If you’re building an app that has user login functionality, you’ll at some point need to write some tests that log the user in before performing the test steps.

One approach I’ve seen is to have Capybara actually navigate to the sign in page, fill_in the email and password fields, and hit submit. This works but, if you’re using Devise, it’s a little more complicated than necessary. There’s a better way.

The Devise docs have a pretty good solution. Just add this to spec/rails_helper:

RSpec.configure do |config|
  config.include Warden::Test::Helpers
end

Then, any place you need to log in, you can do login_as(FactoryBot.create(:user)).

Log in before each test or log in once before all tests?

One of my readers, Justin K, wrote me with the following question:

If you use Capybara to do system tests, how do you handle authentication?
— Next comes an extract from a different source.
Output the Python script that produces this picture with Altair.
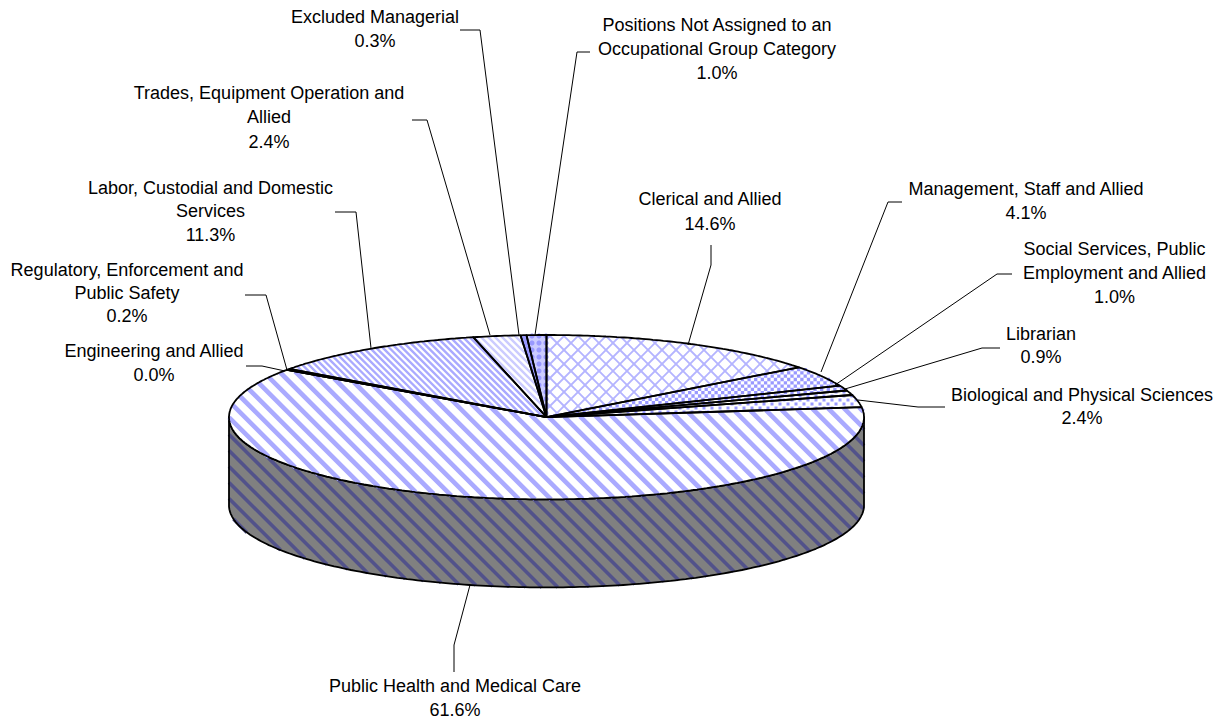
import math
import altair as alt

# ---- values -----------------------------------------------------------
categories = ["Clerical and Allied", "Management, Staff and Allied",
              "Social Services, Public Employment and Allied", "Librarian",
              "Biological and Physical Sciences", "Public Health and Medical Care",
              "Engineering and Allied", "Regulatory, Enforcement and Public Safety",
              "Labor, Custodial and Domestic Services",
              "Trades, Equipment Operation and Allied", "Excluded Managerial",
              "Positions Not Assigned to an Occupational Group Category"]
shares = [14.6, 4.1, 1.0, 0.9, 2.4, 61.6, 0.0, 0.2, 11.3, 2.4, 0.3, 1.0]

label_lines = [["Clerical and Allied", "14.6%"],
               ["Management, Staff and Allied", "4.1%"],
               ["Social Services, Public", "Employment and Allied", "1.0%"],
               ["Librarian", "0.9%"],
               ["Biological and Physical Sciences", "2.4%"],
               ["Public Health and Medical Care", "61.6%"],
               ["Engineering and Allied", "0.0%"],
               ["Regulatory, Enforcement and", "Public Safety", "0.2%"],
               ["Labor, Custodial and Domestic", "Services", "11.3%"],
               ["Trades, Equipment Operation and", "Allied", "2.4%"],
               ["Excluded Managerial", "0.3%"],
               ["Positions Not Assigned to an", "Occupational Group Category", "1.0%"]]
label_x = [710, 1026, 1114.5, 1041, 1082, 455, 154, 127, 210.5, 269, 375, 717]
label_y = [[200, 225], [190, 214], [250, 274, 298], [335, 358], [396, 419], [687, 711],
           [352, 376], [271, 294, 317], [189, 212, 236], [94, 118, 143], [18, 42], [26, 50, 74]]
leaders = [[(711, 245), (711, 265), (688, 345)],
           [(902, 202), (888, 202), (821, 372)],
           [(1012, 274), (997, 274), (835, 385)],
           [(1000, 348), (982, 348), (845, 389)],
           [(945, 407), (918, 407), (858, 400)],
           [(454, 672), (454, 645), (470, 585)],
           [(246, 366), (262, 366), (285, 371)],
           [(245, 295), (266, 295), (287, 370)],
           [(335, 212), (356, 212), (371, 348)],
           [(412, 120), (427, 120), (490, 335)],
           [(460, 30), (480, 30), (519, 335)],
           [(590, 52), (577, 52), (535, 335)]]

CX, CY, RX, RY, DEPTH = 546.5, 417.2, 317.5, 82.2, 88
BLUE, SOFT, PALE, WHITE = "#9999FF", "#AAAAFF", "#CCCCFF", "#FFFFFF"


def rim(theta_deg):
    t = math.radians(theta_deg)
    return (CX + RX * math.sin(t), CY - RY * math.cos(t))


def r(p):
    return [round(p[0], 1), round(p[1], 1)]


def wedge(a, b):
    n = max(2, int((b - a) * 1.5))
    pts = [(CX, CY)] + [rim(a + (b - a) * i / n) for i in range(n + 1)] + [(CX, CY)]
    return pts


def hits(poly, ax, ay, dx, dy):
    """Intervals of the line (ax,ay)+s(dx,dy) inside the polygon (even-odd)."""
    ss = []
    for (x1, y1), (x2, y2) in zip(poly, poly[1:]):
        ex, ey = x2 - x1, y2 - y1
        den = dx * ey - dy * ex
        if abs(den) < 1e-12:
            continue
        s = ((x1 - ax) * ey - (y1 - ay) * ex) / den
        u = ((x1 - ax) * dy - (y1 - ay) * dx) / den
        if 0 <= u < 1:
            ss.append(s)
    ss.sort()
    return [(ss[i], ss[i + 1]) for i in range(0, len(ss) - 1, 2)]


def stripes(poly, period, phase=0, sign=1):
    """Diagonal hatch clipped to the polygon; period is measured along x."""
    segs = []
    x0 = -1200 + phase
    while x0 < 2400:
        for s1, s2 in hits(poly, x0, 0, sign, 1):
            segs.append([r((x0 + sign * s1, s1)), r((x0 + sign * s2, s2))])
        x0 += period
    return {"type": "MultiLineString", "coordinates": segs}


def inside(poly, x, y):
    c = False
    for (x1, y1), (x2, y2) in zip(poly, poly[1:]):
        if (y1 > y) != (y2 > y) and x < x1 + (y - y1) * (x2 - x1) / (y2 - y1):
            c = not c
    return c


def dots(poly, size, step, checker=True, circle=False):
    xs = [p[0] for p in poly]
    ys = [p[1] for p in poly]
    out = []
    y = math.floor(min(ys) / step) * step
    row = 0
    while y <= max(ys):
        x = math.floor(min(xs) / step) * step
        col = 0
        while x <= max(xs):
            if (not checker or (row + col) % 2 == 0) and inside(poly, x, y):
                if circle:
                    ring = [r((x + size * math.cos(k * math.pi / 5), y + size * math.sin(k * math.pi / 5)))
                            for k in range(11)]
                else:
                    h = size / 2
                    ring = [[x - h, y - h], [x + h, y - h], [x + h, y + h], [x - h, y + h], [x - h, y - h]]
                out.append([ring])
            x += step
            col += 1
        y += step
        row += 1
    return {"type": "MultiPolygon", "coordinates": out}


def shape(geom, fill=None, stroke=None, sw=1.0, join="miter"):
    kw = {"strokeWidth": sw, "strokeCap": "butt", "strokeJoin": join}
    if fill:
        kw.update(filled=True, fill=fill)
    else:
        kw.update(filled=False, fill="transparent")
    if stroke:
        kw["stroke"] = stroke
    else:
        kw["strokeWidth"] = 0
    return alt.Chart(alt.Data(values=[{"type": "Feature", "properties": {}, "geometry": geom}])).mark_geoshape(**kw)


def polygon(pts):
    return {"type": "Polygon", "coordinates": [[r(p) for p in pts]]}


layers = []

# extruded side of the disc
lower = [rim(90 + i) for i in range(181)]
side = lower + [(x, y + DEPTH) for x, y in reversed(lower)] + [lower[0]]
layers.append(shape(polygon(side), fill="#808080"))
layers.append(shape(stripes(side, 16, phase=2.5), stroke="#52528A", sw=3.6))
layers.append(shape(polygon(side), stroke="#000000", sw=1.8, join="round"))

# top face: one pattern per slice, in the order of the shares
total = sum(shares)
angle = 0.0
outlines = []
for cat, share in zip(categories, shares):
    a, b = angle, angle + share / total * 360
    angle = b
    poly = wedge(a, b)
    bg = WHITE
    if cat.startswith("Excluded"):
        bg = BLUE
    elif cat.startswith("Positions"):
        bg = PALE
    elif cat.startswith(("Regulatory", "Engineering")):
        bg = BLUE
    layers.append(shape(polygon(poly), fill=bg))
    if cat.startswith("Public Health"):
        layers.append(shape(stripes(poly, 16, phase=3.7), stroke=SOFT, sw=4.6))
    elif cat.startswith("Labor"):
        layers.append(shape(stripes(poly, 6.5), stroke=SOFT, sw=2.4))
    elif cat.startswith("Trades"):
        layers.append(shape(stripes(poly, 7), stroke=PALE, sw=2.4))
    elif cat.startswith("Clerical"):
        layers.append(shape(stripes(poly, 14, sign=1), stroke="#B4B4FF", sw=1.8))
        layers.append(shape(stripes(poly, 14, sign=-1), stroke="#B4B4FF", sw=1.8))
    elif cat.startswith(("Management", "Social")):
        layers.append(shape(dots(poly, 3.3, 3.3), fill=BLUE))
    elif cat.startswith(("Biological", "Librarian")):
        layers.append(shape(dots(poly, 3, 4), fill=BLUE))
    elif cat.startswith("Positions"):
        layers.append(shape(dots(poly, 2.6, 7, checker=False, circle=True), fill=BLUE))
    outlines.append(poly)

for poly in outlines:
    layers.append(shape(polygon(poly), stroke="#000000", sw=1.8, join="round"))

# leader lines
layers.append(shape({"type": "MultiLineString", "coordinates": [[list(p) for p in l] for l in leaders]},
                    stroke="#000000", sw=1.0))

# labels
rows = []
for lines, x, ys in zip(label_lines, label_x, label_y):
    for line, y in zip(lines, ys):
        rows.append({"t": line, "x": x, "y": y})
text = alt.Chart(alt.Data(values=rows)).mark_text(
    font="Liberation Sans", fontSize=18, align="center", baseline="middle", color="#000000"
).encode(longitude="x:Q", latitude="y:Q", text="t:N")
layers.append(text)

chart = (alt.layer(*layers)
         .project(type="identity", scale=1, translate=[-8, -8])
         .properties(width=1212, height=713, padding=0, background="#FFFFFF",
                     autosize=alt.AutoSizeParams(type="none"))
         .configure_view(stroke=None))
chart.save("out.html", embed_options={"renderer": "svg", "actions": False})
Do you do the login step on each test or do you log in once and then just try and run all of your system level tests?

The answer is that I log in individually for each test.

The reason is that some of my tests require the user to be logged in, some of my tests require that the user is not logged in, and other tests require that some specific type of user (e.g. an admin user) is logged in.

I do often put my login_as call in a before block at the top of a test file to reduce duplication, but that doesn’t mean only once for that set of files. A common misconception is that a before block will give a performance benefit by only running the code in the before block once. This is not the case. before is shorthand for before(:each) and any code inside it will get run before each individual it block. I never use before(:all) inside of individual tests because I want each test case to be as isolated as possible.